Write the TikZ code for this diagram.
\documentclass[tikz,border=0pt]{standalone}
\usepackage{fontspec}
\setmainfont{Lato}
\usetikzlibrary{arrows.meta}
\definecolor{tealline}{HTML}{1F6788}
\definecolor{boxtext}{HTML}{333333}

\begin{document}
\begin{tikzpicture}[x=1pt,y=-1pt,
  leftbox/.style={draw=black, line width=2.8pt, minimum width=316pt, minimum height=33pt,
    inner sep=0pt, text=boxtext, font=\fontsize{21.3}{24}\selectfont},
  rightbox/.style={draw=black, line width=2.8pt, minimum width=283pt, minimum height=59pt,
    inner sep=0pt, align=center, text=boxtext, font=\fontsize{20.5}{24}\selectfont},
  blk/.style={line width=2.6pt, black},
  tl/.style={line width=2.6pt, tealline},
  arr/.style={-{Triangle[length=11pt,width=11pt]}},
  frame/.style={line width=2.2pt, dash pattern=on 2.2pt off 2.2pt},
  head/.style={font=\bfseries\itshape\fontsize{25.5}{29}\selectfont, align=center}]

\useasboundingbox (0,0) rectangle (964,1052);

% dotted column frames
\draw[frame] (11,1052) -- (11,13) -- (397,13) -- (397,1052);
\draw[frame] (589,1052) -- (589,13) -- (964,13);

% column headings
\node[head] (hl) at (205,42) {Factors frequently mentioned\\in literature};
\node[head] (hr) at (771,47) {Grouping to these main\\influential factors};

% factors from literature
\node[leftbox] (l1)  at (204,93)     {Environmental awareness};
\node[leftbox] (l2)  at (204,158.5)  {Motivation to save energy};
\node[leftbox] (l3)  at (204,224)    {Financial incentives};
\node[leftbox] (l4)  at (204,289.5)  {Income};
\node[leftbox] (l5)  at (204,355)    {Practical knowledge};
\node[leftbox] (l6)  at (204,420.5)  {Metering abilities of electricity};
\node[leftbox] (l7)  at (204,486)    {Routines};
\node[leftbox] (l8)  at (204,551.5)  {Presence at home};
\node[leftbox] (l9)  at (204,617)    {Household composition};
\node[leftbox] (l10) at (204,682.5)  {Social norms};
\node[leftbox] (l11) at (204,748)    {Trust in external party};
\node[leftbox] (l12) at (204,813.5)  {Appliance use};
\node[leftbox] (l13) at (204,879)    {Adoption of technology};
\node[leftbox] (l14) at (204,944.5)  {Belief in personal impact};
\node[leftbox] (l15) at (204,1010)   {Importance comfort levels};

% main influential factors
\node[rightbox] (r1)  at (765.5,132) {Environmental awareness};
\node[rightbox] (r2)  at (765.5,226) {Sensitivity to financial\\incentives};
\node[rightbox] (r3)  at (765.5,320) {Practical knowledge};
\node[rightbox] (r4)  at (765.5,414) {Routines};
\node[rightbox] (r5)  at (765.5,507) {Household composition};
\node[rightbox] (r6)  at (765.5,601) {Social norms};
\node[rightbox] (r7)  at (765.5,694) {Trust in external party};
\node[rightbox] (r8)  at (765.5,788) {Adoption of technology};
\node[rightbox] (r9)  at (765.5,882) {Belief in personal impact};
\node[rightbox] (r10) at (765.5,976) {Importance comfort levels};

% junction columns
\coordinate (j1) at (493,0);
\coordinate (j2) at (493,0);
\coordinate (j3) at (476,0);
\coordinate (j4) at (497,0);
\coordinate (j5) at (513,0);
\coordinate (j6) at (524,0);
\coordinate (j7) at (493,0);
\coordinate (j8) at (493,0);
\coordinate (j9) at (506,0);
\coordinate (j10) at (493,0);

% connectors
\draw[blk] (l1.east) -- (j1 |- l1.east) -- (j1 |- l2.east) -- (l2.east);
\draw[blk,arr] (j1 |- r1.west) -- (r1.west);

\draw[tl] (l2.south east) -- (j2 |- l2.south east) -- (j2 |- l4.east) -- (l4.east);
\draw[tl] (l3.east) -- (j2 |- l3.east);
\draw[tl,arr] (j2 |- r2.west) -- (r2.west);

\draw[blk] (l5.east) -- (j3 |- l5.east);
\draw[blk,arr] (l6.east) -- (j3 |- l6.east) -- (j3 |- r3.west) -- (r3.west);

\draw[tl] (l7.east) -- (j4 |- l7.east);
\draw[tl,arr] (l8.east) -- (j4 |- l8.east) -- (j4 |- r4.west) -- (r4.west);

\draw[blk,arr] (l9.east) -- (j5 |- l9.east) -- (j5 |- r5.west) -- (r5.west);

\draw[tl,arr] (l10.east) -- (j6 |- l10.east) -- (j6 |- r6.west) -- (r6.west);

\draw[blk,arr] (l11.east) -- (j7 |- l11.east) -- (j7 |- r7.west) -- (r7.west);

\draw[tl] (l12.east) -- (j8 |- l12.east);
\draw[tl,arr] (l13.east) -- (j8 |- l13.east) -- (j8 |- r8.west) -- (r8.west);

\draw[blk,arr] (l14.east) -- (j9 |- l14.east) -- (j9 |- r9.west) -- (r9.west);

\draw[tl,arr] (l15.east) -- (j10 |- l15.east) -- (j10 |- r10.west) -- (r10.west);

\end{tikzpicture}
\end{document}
================================
▸ WHAT IS ASKED
Copy, please, exactly the lines that start at the first line of the data and end at the line containing "(0,0) rectangle (964,1052);", both kept and no others.

▸ EXERCISE ANSWER
Write the TikZ code for this diagram.
\documentclass[tikz,border=0pt]{standalone}
\usepackage{fontspec}
\setmainfont{Lato}
\usetikzlibrary{arrows.meta}
\definecolor{tealline}{HTML}{1F6788}
\definecolor{boxtext}{HTML}{333333}

\begin{document}
\begin{tikzpicture}[x=1pt,y=-1pt,
  leftbox/.style={draw=black, line width=2.8pt, minimum width=316pt, minimum height=33pt,
    inner sep=0pt, text=boxtext, font=\fontsize{21.3}{24}\selectfont},
  rightbox/.style={draw=black, line width=2.8pt, minimum width=283pt, minimum height=59pt,
    inner sep=0pt, align=center, text=boxtext, font=\fontsize{20.5}{24}\selectfont},
  blk/.style={line width=2.6pt, black},
  tl/.style={line width=2.6pt, tealline},
  arr/.style={-{Triangle[length=11pt,width=11pt]}},
  frame/.style={line width=2.2pt, dash pattern=on 2.2pt off 2.2pt},
  head/.style={font=\bfseries\itshape\fontsize{25.5}{29}\selectfont, align=center}]

\useasboundingbox (0,0) rectangle (964,1052);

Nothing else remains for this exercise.